__GOAL__:
Print nothing but the lines from the start of the listing below through the line that contains "const yTicks = [0, 10, 20, 30, 40, 50, 60];". Do not include the pictures.

****************************************

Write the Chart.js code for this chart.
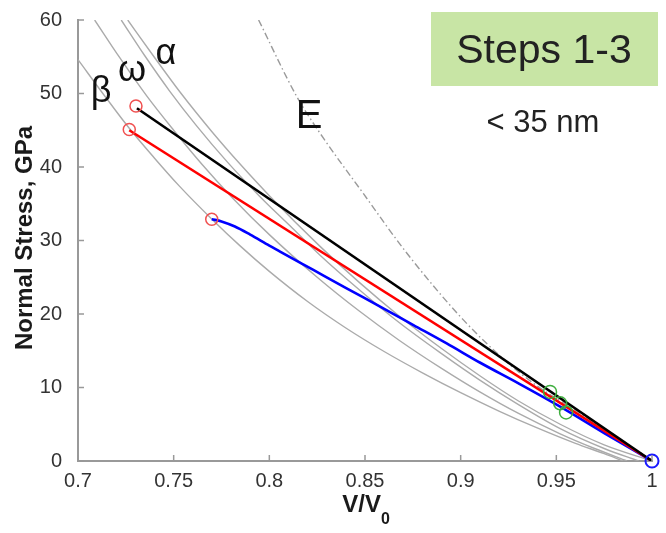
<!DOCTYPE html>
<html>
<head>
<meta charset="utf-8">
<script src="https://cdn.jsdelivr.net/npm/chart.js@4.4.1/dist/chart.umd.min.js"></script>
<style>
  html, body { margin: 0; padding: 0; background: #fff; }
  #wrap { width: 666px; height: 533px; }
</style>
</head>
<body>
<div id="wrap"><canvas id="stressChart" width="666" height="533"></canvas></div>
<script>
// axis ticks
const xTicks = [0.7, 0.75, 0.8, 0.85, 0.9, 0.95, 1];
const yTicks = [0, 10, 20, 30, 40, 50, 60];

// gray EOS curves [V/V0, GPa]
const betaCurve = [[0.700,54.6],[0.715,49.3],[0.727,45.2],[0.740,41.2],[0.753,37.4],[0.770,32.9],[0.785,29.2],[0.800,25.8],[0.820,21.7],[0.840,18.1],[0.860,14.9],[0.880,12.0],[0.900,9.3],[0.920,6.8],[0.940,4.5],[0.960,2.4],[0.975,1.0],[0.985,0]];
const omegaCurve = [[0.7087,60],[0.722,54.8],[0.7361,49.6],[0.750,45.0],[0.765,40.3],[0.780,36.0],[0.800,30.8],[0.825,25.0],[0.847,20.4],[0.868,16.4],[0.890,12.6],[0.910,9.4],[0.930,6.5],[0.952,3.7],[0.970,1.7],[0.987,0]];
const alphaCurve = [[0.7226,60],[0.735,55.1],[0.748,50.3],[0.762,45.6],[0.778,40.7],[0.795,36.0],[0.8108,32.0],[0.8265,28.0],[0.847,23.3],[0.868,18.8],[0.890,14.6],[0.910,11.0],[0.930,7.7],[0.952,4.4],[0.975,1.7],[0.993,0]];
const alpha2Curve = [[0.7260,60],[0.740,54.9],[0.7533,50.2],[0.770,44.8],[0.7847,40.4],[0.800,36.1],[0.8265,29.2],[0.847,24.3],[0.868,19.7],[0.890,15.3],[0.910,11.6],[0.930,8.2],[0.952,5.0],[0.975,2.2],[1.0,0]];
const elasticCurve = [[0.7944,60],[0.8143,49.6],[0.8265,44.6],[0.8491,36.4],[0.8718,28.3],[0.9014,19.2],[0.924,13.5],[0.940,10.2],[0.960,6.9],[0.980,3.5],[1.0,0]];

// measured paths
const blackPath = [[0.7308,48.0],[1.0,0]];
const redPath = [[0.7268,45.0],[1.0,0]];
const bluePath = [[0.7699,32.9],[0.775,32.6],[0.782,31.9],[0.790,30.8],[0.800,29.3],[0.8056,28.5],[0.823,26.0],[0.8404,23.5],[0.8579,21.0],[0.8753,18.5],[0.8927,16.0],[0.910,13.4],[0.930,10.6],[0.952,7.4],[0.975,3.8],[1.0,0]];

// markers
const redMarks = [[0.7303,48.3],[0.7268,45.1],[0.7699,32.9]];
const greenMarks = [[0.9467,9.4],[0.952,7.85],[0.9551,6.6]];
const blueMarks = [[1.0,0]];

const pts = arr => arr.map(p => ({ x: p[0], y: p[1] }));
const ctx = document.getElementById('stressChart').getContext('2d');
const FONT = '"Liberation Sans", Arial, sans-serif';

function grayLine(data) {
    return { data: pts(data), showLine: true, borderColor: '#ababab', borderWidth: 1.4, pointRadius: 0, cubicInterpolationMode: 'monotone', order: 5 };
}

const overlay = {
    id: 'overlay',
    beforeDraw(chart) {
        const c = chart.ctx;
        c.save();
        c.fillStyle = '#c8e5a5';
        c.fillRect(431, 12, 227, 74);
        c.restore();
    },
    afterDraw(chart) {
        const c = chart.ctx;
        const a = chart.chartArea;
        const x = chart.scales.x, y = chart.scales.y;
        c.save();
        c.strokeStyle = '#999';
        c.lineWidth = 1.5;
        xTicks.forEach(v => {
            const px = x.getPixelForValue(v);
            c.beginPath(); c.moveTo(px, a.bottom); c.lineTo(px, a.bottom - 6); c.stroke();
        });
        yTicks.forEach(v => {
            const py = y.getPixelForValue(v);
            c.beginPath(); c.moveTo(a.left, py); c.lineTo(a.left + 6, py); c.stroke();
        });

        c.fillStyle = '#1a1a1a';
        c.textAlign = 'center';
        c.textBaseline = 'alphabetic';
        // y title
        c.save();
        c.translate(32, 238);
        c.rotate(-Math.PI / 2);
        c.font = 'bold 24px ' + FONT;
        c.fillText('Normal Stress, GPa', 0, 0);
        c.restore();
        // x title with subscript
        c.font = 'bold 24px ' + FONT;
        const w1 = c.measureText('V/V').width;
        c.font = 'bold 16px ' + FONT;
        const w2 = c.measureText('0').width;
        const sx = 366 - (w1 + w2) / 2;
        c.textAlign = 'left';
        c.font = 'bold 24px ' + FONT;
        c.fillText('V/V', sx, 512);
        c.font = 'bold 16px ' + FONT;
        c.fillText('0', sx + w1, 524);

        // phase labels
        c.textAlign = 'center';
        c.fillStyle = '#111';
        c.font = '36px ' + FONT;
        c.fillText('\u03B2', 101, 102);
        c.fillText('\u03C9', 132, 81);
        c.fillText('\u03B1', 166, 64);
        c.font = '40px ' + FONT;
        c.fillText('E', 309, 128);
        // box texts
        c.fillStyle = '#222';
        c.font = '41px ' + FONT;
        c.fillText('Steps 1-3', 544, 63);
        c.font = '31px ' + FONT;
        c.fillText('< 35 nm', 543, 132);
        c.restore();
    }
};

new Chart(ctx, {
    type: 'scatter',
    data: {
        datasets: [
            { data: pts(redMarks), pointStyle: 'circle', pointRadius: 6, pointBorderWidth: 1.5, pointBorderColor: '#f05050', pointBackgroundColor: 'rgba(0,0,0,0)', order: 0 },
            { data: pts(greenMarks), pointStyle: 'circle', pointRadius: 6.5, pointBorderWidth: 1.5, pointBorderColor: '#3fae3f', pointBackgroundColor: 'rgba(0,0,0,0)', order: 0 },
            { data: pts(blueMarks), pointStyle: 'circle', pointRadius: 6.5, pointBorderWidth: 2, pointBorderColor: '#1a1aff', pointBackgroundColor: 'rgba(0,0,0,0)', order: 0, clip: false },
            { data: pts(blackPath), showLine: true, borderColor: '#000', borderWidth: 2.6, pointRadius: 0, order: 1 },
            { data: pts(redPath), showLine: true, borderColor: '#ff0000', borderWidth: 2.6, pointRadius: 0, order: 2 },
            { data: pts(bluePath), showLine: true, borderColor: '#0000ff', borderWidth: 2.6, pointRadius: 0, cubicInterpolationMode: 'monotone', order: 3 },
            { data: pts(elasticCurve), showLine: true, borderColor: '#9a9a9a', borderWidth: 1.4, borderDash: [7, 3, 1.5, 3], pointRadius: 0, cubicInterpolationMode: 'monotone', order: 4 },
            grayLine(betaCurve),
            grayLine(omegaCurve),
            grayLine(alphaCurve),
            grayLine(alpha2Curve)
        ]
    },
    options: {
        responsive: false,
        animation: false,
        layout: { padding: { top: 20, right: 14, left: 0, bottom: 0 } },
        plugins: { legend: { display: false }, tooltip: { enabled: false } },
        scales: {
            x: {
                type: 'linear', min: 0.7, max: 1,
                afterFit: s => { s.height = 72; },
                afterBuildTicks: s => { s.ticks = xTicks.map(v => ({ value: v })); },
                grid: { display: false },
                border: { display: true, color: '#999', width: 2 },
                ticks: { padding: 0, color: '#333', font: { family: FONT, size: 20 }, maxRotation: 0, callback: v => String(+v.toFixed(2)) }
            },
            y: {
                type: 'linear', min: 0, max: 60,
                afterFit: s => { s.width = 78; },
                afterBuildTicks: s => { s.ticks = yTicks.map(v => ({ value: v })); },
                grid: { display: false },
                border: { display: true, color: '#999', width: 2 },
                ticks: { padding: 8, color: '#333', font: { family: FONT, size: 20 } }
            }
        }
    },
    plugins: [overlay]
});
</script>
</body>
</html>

****************************************

__RESULT OF THIS EXERCISE__:
Write the Chart.js code for this chart.
<!DOCTYPE html>
<html>
<head>
<meta charset="utf-8">
<script src="https://cdn.jsdelivr.net/npm/chart.js@4.4.1/dist/chart.umd.min.js"></script>
<style>
  html, body { margin: 0; padding: 0; background: #fff; }
  #wrap { width: 666px; height: 533px; }
</style>
</head>
<body>
<div id="wrap"><canvas id="stressChart" width="666" height="533"></canvas></div>
<script>
// axis ticks
const xTicks = [0.7, 0.75, 0.8, 0.85, 0.9, 0.95, 1];
const yTicks = [0, 10, 20, 30, 40, 50, 60];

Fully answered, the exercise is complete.